ABD yönetimi, yeni savunma stratejisi raporunu, (QDR2001), 11 Eylül 2001 “olayının” tozu yatışmadan açıklamıştı. Bu aslında, bir imparatorluk projesiydi. O zaman, imparatorluk projelerinin iflas edeceğini, liberal demokrasiyi öldüreceğini vurgulamıştık. O günlerden bugüne, özellikle Trump’ın 2. döneminde yaşananlar korkularımızın haklı olduğunu gösterdi.
QDR-2001
QDR-2001 ABD’nin 11 Eylül saldırılarından az önce şekillenmiş bir güvenlik vizyonunu tanımlıyordu. Bu rapor, ABD’nin çıkarlarının küresel nitelik taşıdığını belirtiyor, belirsizlikleri, sürprizleri merkeze alan yeni bir paradigma sunuyordu. QDR-2001 için ABD hegemonyası kalıcı ve “benzersiz” bir gerçeklikti: Kara, deniz, hava ve uzay dahil tüm alanlar ABD’ye açık olacaktı.
(...)
QDR-2001, ABD’nin ulusal çıkarlarını dünya ölçeğinde tanımlayarak, hiçbir coğrafyanın erişime kapalı olamayacağını ileri sürerken, diğer devletlerin ulusal egemenliklerini de ikinci planda görüyordu. Bu, rıza almaya dayanan bir hegemonya projesinin aksine, şiddete ve tehdide dayalı bir imparatorlukprojesiydi.
(...)
YENİ PARADİGMA
Geçen hafta, savunma bakanına sunulan yeni Ulusal Savunma Stratejisi taslağı, yurtiçi ve bölgesel güvenlik görevlerini, Çin ve Rusya gibi rakiplere karşı durma görevlerinin önüne koyuyor.
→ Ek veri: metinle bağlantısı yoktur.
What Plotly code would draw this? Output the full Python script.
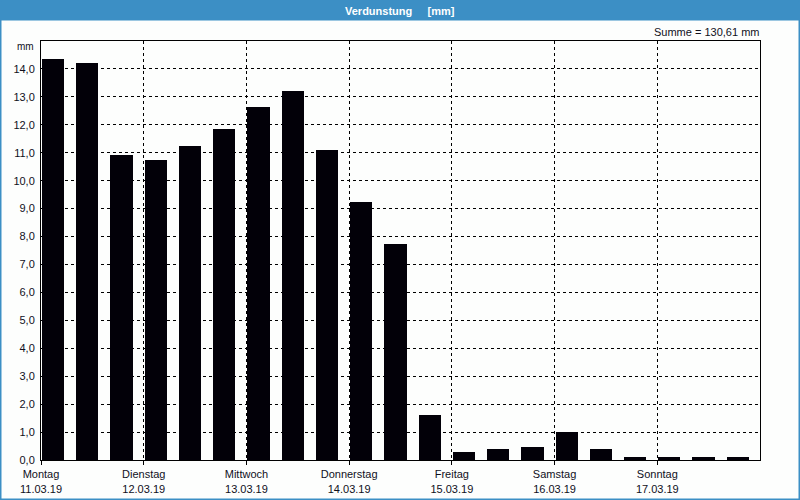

ABD yönetimi, QDR-2001’in, “ABD’ye rakip yeni bir gücün yükselmesini önleme” amacından vazgeçerek iç güvenliğe öncelik vermeye yöneliyor.
(...)
Sonuç olarak 2001’den bu yana ABD’nin imparatorluk projesinin, Ortadoğu’yu ateşe verdikten, İsrail’de dinci soykırımcı, faşist bir rejimin önünü açtıktan sonra iflas etti.